Challenge — Retype exactly the lines from the first one through the line with "W, H = 875, 572", including both ends; skip any pictures.

Source data —

— START —

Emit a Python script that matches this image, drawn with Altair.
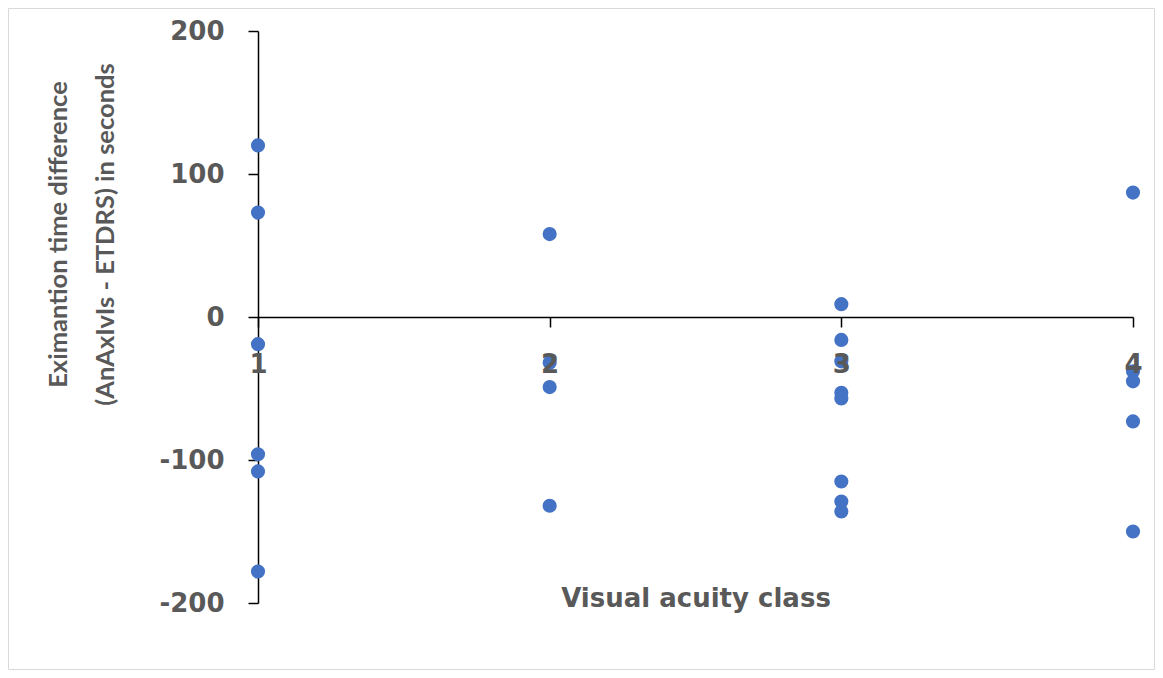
import altair as alt
import pandas as pd

acuity_class = [1]*6 + [2]*4 + [3]*8 + [4]*5
time_diff = [120, 73, -19, -96, -108, -178,
             58, -32, -49, -132,
             9, -16, -31, -53, -57, -115, -129, -136,
             87, -38, -45, -73, -150]

df = pd.DataFrame({"cls": acuity_class, "diff": time_diff})

GRAY = "#595959"
W, H = 875, 572

points = alt.Chart(df).mark_circle(size=200, color="#4472C4", opacity=1).encode(
    x=alt.X("cls:Q", scale=alt.Scale(domain=[1, 4], nice=False, zero=False),
            axis=alt.Axis(values=[1, 2, 3, 4], offset=-H/2, zindex=1, grid=False, labelFlush=False,
                          labelOverlap=False,
                          domainColor="black", domainWidth=1.5, tickColor="black", tickWidth=1.5,
                          tickSize=10, labelPadding=24, labelFont="DejaVu Sans", labelFontWeight="bold",
                          labelFontSize=26, labelColor=GRAY,
                          title="Visual acuity class", titleFont="DejaVu Sans", titleFontWeight="bold",
                          titleFontSize=26, titleColor=GRAY, titleY=281, titleBaseline="middle")),
    y=alt.Y("diff:Q", scale=alt.Scale(domain=[-200, 200], nice=False),
            axis=alt.Axis(values=[-200, -100, 0, 100, 200], grid=False, labelFlush=False,
                          labelExpr="datum.value",
                          domainColor="black", domainWidth=1.5, tickColor="black", tickWidth=1.5,
                          tickSize=10, labelPadding=24, labelFont="DejaVu Sans", labelFontWeight="bold",
                          labelFontSize=26, labelColor=GRAY,
                          title=["Eximantion time difference", "(AnAxIvIs - ETDRS) in seconds"],
                          titleFont="Lato", titleFontWeight="bold", titleFontSize=25.5, titleColor=GRAY,
                          titleLineHeight=47, titleAngle=-90, titleAlign="center", titleBaseline="middle",
                          titleX=-200, titleY=203)),
)

border = alt.Chart(alt.Data(values=[{}])).mark_rect(fillOpacity=0, stroke="#D9D9D9", strokeWidth=1).encode(
    x=alt.value(-249.5), x2=alt.value(896.5), y=alt.value(-22.5), y2=alt.value(638.5)
)

chart = alt.layer(border, points).properties(
    width=W, height=H,
    autosize=alt.AutoSizeParams(type="none"),
    padding={"left": 250, "top": 23, "right": 22, "bottom": 67},
).configure_view(stroke=None)

chart.save("out.html", embed_options={"renderer": "svg", "actions": False})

— END —

Response to this task —
Emit a Python script that matches this image, drawn with Altair.
import altair as alt
import pandas as pd

acuity_class = [1]*6 + [2]*4 + [3]*8 + [4]*5
time_diff = [120, 73, -19, -96, -108, -178,
             58, -32, -49, -132,
             9, -16, -31, -53, -57, -115, -129, -136,
             87, -38, -45, -73, -150]

df = pd.DataFrame({"cls": acuity_class, "diff": time_diff})

GRAY = "#595959"
W, H = 875, 572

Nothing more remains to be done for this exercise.